__Problem to solve__. Copy nothing but the text: reproduce each line of the listing exactly and leave the pictures out.

__Available data__.
— Begin —

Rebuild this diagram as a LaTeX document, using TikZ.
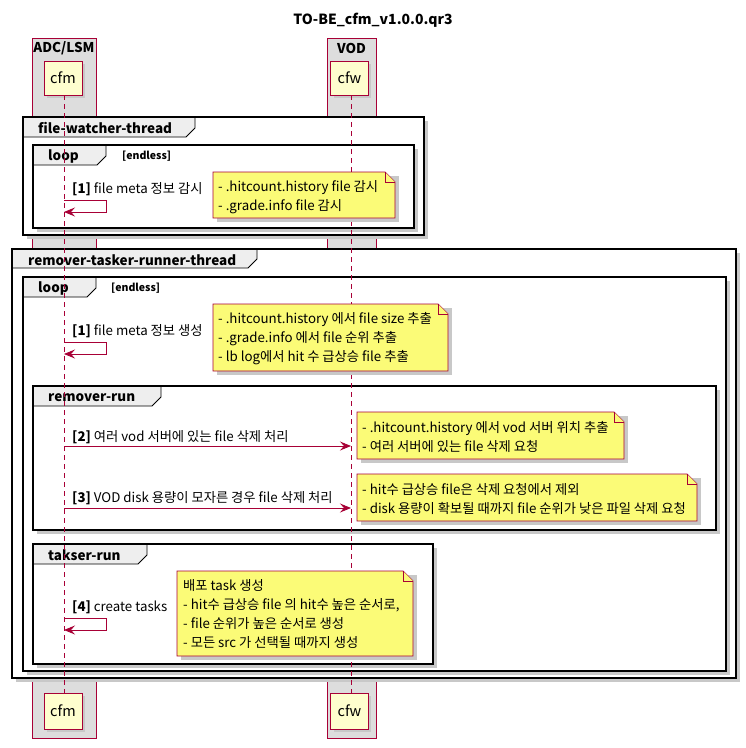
\documentclass[tikz,border=0pt]{standalone}
\usepackage{fontspec}
\setmainfont{Noto Sans CJK KR}
\usetikzlibrary{arrows.meta}
\definecolor{crim}{HTML}{A80036}
\definecolor{partfill}{HTML}{FEFECE}
\definecolor{notefill}{HTML}{FBFB77}
\definecolor{grpfill}{HTML}{DDDDDD}
\definecolor{tabfill}{HTML}{EEEEEE}
\definecolor{shadowc}{HTML}{C8C8C8}
\tikzset{
  grp/.style={fill=grpfill,draw=crim,line width=0.8pt},
  grplabel/.style={font=\fontsize{13.5}{15}\selectfont\bfseries,inner sep=0pt},
  part/.style={draw=crim,fill=partfill,line width=1pt,minimum width=38pt,minimum height=34pt,inner sep=0pt,font=\fontsize{14.5}{16}\selectfont},
  frm/.style={draw=black,line width=1.6pt},
  tabst/.style={fill=tabfill,draw=black,line width=0.8pt},
  frmlabel/.style={font=\fontsize{13.5}{15}\selectfont\bfseries,inner sep=0pt,anchor=west},
  guard/.style={font=\fontsize{10.5}{12}\selectfont\bfseries,inner sep=0pt,anchor=west},
  life/.style={draw=crim,line width=0.7pt,dash pattern=on 5pt off 4pt},
  msg/.style={draw=crim,line width=0.9pt,-{Stealth[length=11pt,width=9pt,inset=4pt]}},
  msglabel/.style={font=\fontsize{13.3}{15}\selectfont,inner sep=0pt,anchor=west},
  notest/.style={fill=notefill,draw=crim,line width=0.8pt},
  notetext/.style={font=\fontsize{13.3}{19}\selectfont,inner sep=0pt,anchor=west,align=left},
  shd/.style={fill=shadowc}
}
\newcommand{\umlframe}[6]{%
  \fill[shd] (#1+4,#2+4) rectangle (#3+4,#4+4);
  \fill[white] (#1,#2) rectangle (#3,#4);
  \draw[tabst] (#1,#2) -- (#5,#2) -- (#5,#6-9) -- (#5-9,#6) -- (#1,#6) -- cycle;
  \draw[frm] (#1,#2) rectangle (#3,#4);
}
\newcommand{\umlnote}[4]{%
  \fill[shd] (#1+4,#2+4) rectangle (#3+4,#4+4);
  \draw[notest] (#1,#2) -- (#3-10,#2) -- (#3,#2+10) -- (#3,#4) -- (#1,#4) -- cycle;
  \draw[notest] (#3-10,#2) -- (#3-10,#2+10) -- (#3,#2+10);
}
\begin{document}
\begin{tikzpicture}[x=1pt,y=-1pt]
\useasboundingbox (0,0) rectangle (746,748);
\fill[white] (0,0) rectangle (746,748);
% title
\node[font=\fontsize{14}{16}\selectfont\bfseries,inner sep=0pt] (title) at (373,20) {TO-BE\_cfm\_v1.0.0.qr3};
% groups
\draw[grp] (32,38) rectangle (96,738);
\draw[grp] (327,38) rectangle (376,738);
\node[grplabel] (g1) at (64,48) {ADC/LSM};
\node[grplabel] (g2) at (351.5,48) {VOD};
% participants
\fill[shd] (47,64) rectangle (85,98);
\fill[shd] (334,64) rectangle (371,98);
\fill[shd] (47,696) rectangle (85,732);
\fill[shd] (334,696) rectangle (371,732);
\node[part] (cfmT) at (63,78) {cfm};
\node[part] (cfwT) at (349.5,78) {cfw};
\node[part,minimum height=36pt] (cfmB) at (63,711) {cfm};
\node[part,minimum height=36pt] (cfwB) at (349.5,711) {cfw};
% frames
\umlframe{23}{117}{424}{235}{195}{137}
\node[frmlabel] (f1) at (38,127.5) {file-watcher-thread};
\umlframe{33}{145}{414}{228}{106}{165}
\node[frmlabel] (l1) at (48,156) {loop};
\node[guard] (l1g) at (122,156) {[endless]};
\umlframe{12}{249}{736}{678}{257}{268}
\node[frmlabel] (f2) at (28,260) {remover-tasker-runner-thread};
\umlframe{23}{277}{726}{671}{96}{297}
\node[frmlabel] (l2) at (38,288) {loop};
\node[guard] (l2g) at (111,288) {[endless]};
\umlframe{33}{386}{716}{530}{161}{406}
\node[frmlabel] (r1) at (48,397.5) {remover-run};
\umlframe{33}{544}{433}{664}{147}{564}
\node[frmlabel] (t1) at (48,555.5) {takser-run};
% lifelines
\coordinate (cfmL) at (64,95);
\coordinate (cfwL) at (351,95);
\draw[life] (cfmL) -- (64,693);
\draw[life] (cfwL) -- (351,693);
% message 1 (file watcher)
\node[msglabel] (m1) at (72,189) {\textbf{[1]} file meta 정보 감시};
\coordinate (m1a) at (64,200); \coordinate (m1b) at (106,200);
\coordinate (m1c) at (106,212); \coordinate (m1d) at (64,212);
\draw[msg] (m1a) -- (m1b) -- (m1c) -- (m1d);
\umlnote{213}{172}{395}{218}
\node[notetext] (n1) at (218,197.5) {- .hitcount.history file 감시\\- .grade.info file 감시};
% message 1 (remover)
\node[msglabel] (m2) at (72,331) {\textbf{[1]} file meta 정보 생성};
\coordinate (m2a) at (64,342); \coordinate (m2b) at (106,342);
\coordinate (m2c) at (106,354); \coordinate (m2d) at (64,354);
\draw[msg] (m2a) -- (m2b) -- (m2c) -- (m2d);
\umlnote{213}{304}{448}{371}
\node[notetext] (n2) at (218,338.5) {- .hitcount.history 에서 file size 추출\\- .grade.info 에서 file 순위 추출\\- lb log에서 hit 수 급상승 file 추출};
% message 2
\node[msglabel] (m3) at (72,437) {\textbf{[2]} 여러 vod 서버에 있는 file 삭제 처리};
\coordinate (m3a) at (64,446); \coordinate (m3b) at (351,446);
\draw[msg] (m3a) -- (m3b);
\umlnote{357}{412}{624}{459}
\node[notetext] (n3) at (362,436.5) {- .hitcount.history 에서 vod 서버 위치 추출\\- 여러 서버에 있는 file 삭제 요청};
% message 3
\node[msglabel] (m4) at (72,498) {\textbf{[3]} VOD disk 용량이 모자른 경우 file 삭제 처리};
\coordinate (m4a) at (64,508); \coordinate (m4b) at (351,508);
\draw[msg] (m4a) -- (m4b);
\umlnote{357}{474}{697}{521}
\node[notetext] (n4) at (362,498.5) {- hit수 급상승 file은 삭제 요청에서 제외\\- disk 용량이 확보될 때까지 file 순위가 낮은 파일 삭제 요청};
% message 4
\node[msglabel] (m5) at (72,607) {\textbf{[4]} create tasks};
\coordinate (m5a) at (64,618); \coordinate (m5b) at (106,618);
\coordinate (m5c) at (106,630); \coordinate (m5d) at (64,630);
\draw[msg] (m5a) -- (m5b) -- (m5c) -- (m5d);
\umlnote{177}{571}{413}{656}
\node[notetext] (n5) at (183,614.5) {배포 task 생성\\- hit수 급상승 file 의 hit수 높은 순서로,\\- file 순위가 높은 순서로 생성\\- 모든 src 가 선택될 때까지 생성};
\end{tikzpicture}
\end{document}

— End —

__Worked solution__.
Rebuild this diagram as a LaTeX document, using TikZ.
\documentclass[tikz,border=0pt]{standalone}
\usepackage{fontspec}
\setmainfont{Noto Sans CJK KR}
\usetikzlibrary{arrows.meta}
\definecolor{crim}{HTML}{A80036}
\definecolor{partfill}{HTML}{FEFECE}
\definecolor{notefill}{HTML}{FBFB77}
\definecolor{grpfill}{HTML}{DDDDDD}
\definecolor{tabfill}{HTML}{EEEEEE}
\definecolor{shadowc}{HTML}{C8C8C8}
\tikzset{
  grp/.style={fill=grpfill,draw=crim,line width=0.8pt},
  grplabel/.style={font=\fontsize{13.5}{15}\selectfont\bfseries,inner sep=0pt},
  part/.style={draw=crim,fill=partfill,line width=1pt,minimum width=38pt,minimum height=34pt,inner sep=0pt,font=\fontsize{14.5}{16}\selectfont},
  frm/.style={draw=black,line width=1.6pt},
  tabst/.style={fill=tabfill,draw=black,line width=0.8pt},
  frmlabel/.style={font=\fontsize{13.5}{15}\selectfont\bfseries,inner sep=0pt,anchor=west},
  guard/.style={font=\fontsize{10.5}{12}\selectfont\bfseries,inner sep=0pt,anchor=west},
  life/.style={draw=crim,line width=0.7pt,dash pattern=on 5pt off 4pt},
  msg/.style={draw=crim,line width=0.9pt,-{Stealth[length=11pt,width=9pt,inset=4pt]}},
  msglabel/.style={font=\fontsize{13.3}{15}\selectfont,inner sep=0pt,anchor=west},
  notest/.style={fill=notefill,draw=crim,line width=0.8pt},
  notetext/.style={font=\fontsize{13.3}{19}\selectfont,inner sep=0pt,anchor=west,align=left},
  shd/.style={fill=shadowc}
}
\newcommand{\umlframe}[6]{%
  \fill[shd] (#1+4,#2+4) rectangle (#3+4,#4+4);
  \fill[white] (#1,#2) rectangle (#3,#4);
  \draw[tabst] (#1,#2) -- (#5,#2) -- (#5,#6-9) -- (#5-9,#6) -- (#1,#6) -- cycle;
  \draw[frm] (#1,#2) rectangle (#3,#4);
}
\newcommand{\umlnote}[4]{%
  \fill[shd] (#1+4,#2+4) rectangle (#3+4,#4+4);
  \draw[notest] (#1,#2) -- (#3-10,#2) -- (#3,#2+10) -- (#3,#4) -- (#1,#4) -- cycle;
  \draw[notest] (#3-10,#2) -- (#3-10,#2+10) -- (#3,#2+10);
}
\begin{document}
\begin{tikzpicture}[x=1pt,y=-1pt]
\useasboundingbox (0,0) rectangle (746,748);
\fill[white] (0,0) rectangle (746,748);
% title
\node[font=\fontsize{14}{16}\selectfont\bfseries,inner sep=0pt] (title) at (373,20) {TO-BE\_cfm\_v1.0.0.qr3};
% groups
\draw[grp] (32,38) rectangle (96,738);
\draw[grp] (327,38) rectangle (376,738);
\node[grplabel] (g1) at (64,48) {ADC/LSM};
\node[grplabel] (g2) at (351.5,48) {VOD};
% participants
\fill[shd] (47,64) rectangle (85,98);
\fill[shd] (334,64) rectangle (371,98);
\fill[shd] (47,696) rectangle (85,732);
\fill[shd] (334,696) rectangle (371,732);
\node[part] (cfmT) at (63,78) {cfm};
\node[part] (cfwT) at (349.5,78) {cfw};
\node[part,minimum height=36pt] (cfmB) at (63,711) {cfm};
\node[part,minimum height=36pt] (cfwB) at (349.5,711) {cfw};
% frames
\umlframe{23}{117}{424}{235}{195}{137}
\node[frmlabel] (f1) at (38,127.5) {file-watcher-thread};
\umlframe{33}{145}{414}{228}{106}{165}
\node[frmlabel] (l1) at (48,156) {loop};
\node[guard] (l1g) at (122,156) {[endless]};
\umlframe{12}{249}{736}{678}{257}{268}
\node[frmlabel] (f2) at (28,260) {remover-tasker-runner-thread};
\umlframe{23}{277}{726}{671}{96}{297}
\node[frmlabel] (l2) at (38,288) {loop};
\node[guard] (l2g) at (111,288) {[endless]};
\umlframe{33}{386}{716}{530}{161}{406}
\node[frmlabel] (r1) at (48,397.5) {remover-run};
\umlframe{33}{544}{433}{664}{147}{564}
\node[frmlabel] (t1) at (48,555.5) {takser-run};
% lifelines
\coordinate (cfmL) at (64,95);
\coordinate (cfwL) at (351,95);
\draw[life] (cfmL) -- (64,693);
\draw[life] (cfwL) -- (351,693);
% message 1 (file watcher)
\node[msglabel] (m1) at (72,189) {\textbf{[1]} file meta 정보 감시};
\coordinate (m1a) at (64,200); \coordinate (m1b) at (106,200);
\coordinate (m1c) at (106,212); \coordinate (m1d) at (64,212);
\draw[msg] (m1a) -- (m1b) -- (m1c) -- (m1d);
\umlnote{213}{172}{395}{218}
\node[notetext] (n1) at (218,197.5) {- .hitcount.history file 감시\\- .grade.info file 감시};
% message 1 (remover)
\node[msglabel] (m2) at (72,331) {\textbf{[1]} file meta 정보 생성};
\coordinate (m2a) at (64,342); \coordinate (m2b) at (106,342);
\coordinate (m2c) at (106,354); \coordinate (m2d) at (64,354);
\draw[msg] (m2a) -- (m2b) -- (m2c) -- (m2d);
\umlnote{213}{304}{448}{371}
\node[notetext] (n2) at (218,338.5) {- .hitcount.history 에서 file size 추출\\- .grade.info 에서 file 순위 추출\\- lb log에서 hit 수 급상승 file 추출};
% message 2
\node[msglabel] (m3) at (72,437) {\textbf{[2]} 여러 vod 서버에 있는 file 삭제 처리};
\coordinate (m3a) at (64,446); \coordinate (m3b) at (351,446);
\draw[msg] (m3a) -- (m3b);
\umlnote{357}{412}{624}{459}
\node[notetext] (n3) at (362,436.5) {- .hitcount.history 에서 vod 서버 위치 추출\\- 여러 서버에 있는 file 삭제 요청};
% message 3
\node[msglabel] (m4) at (72,498) {\textbf{[3]} VOD disk 용량이 모자른 경우 file 삭제 처리};
\coordinate (m4a) at (64,508); \coordinate (m4b) at (351,508);
\draw[msg] (m4a) -- (m4b);
\umlnote{357}{474}{697}{521}
\node[notetext] (n4) at (362,498.5) {- hit수 급상승 file은 삭제 요청에서 제외\\- disk 용량이 확보될 때까지 file 순위가 낮은 파일 삭제 요청};
% message 4
\node[msglabel] (m5) at (72,607) {\textbf{[4]} create tasks};
\coordinate (m5a) at (64,618); \coordinate (m5b) at (106,618);
\coordinate (m5c) at (106,630); \coordinate (m5d) at (64,630);
\draw[msg] (m5a) -- (m5b) -- (m5c) -- (m5d);
\umlnote{177}{571}{413}{656}
\node[notetext] (n5) at (183,614.5) {배포 task 생성\\- hit수 급상승 file 의 hit수 높은 순서로,\\- file 순위가 높은 순서로 생성\\- 모든 src 가 선택될 때까지 생성};
\end{tikzpicture}
\end{document}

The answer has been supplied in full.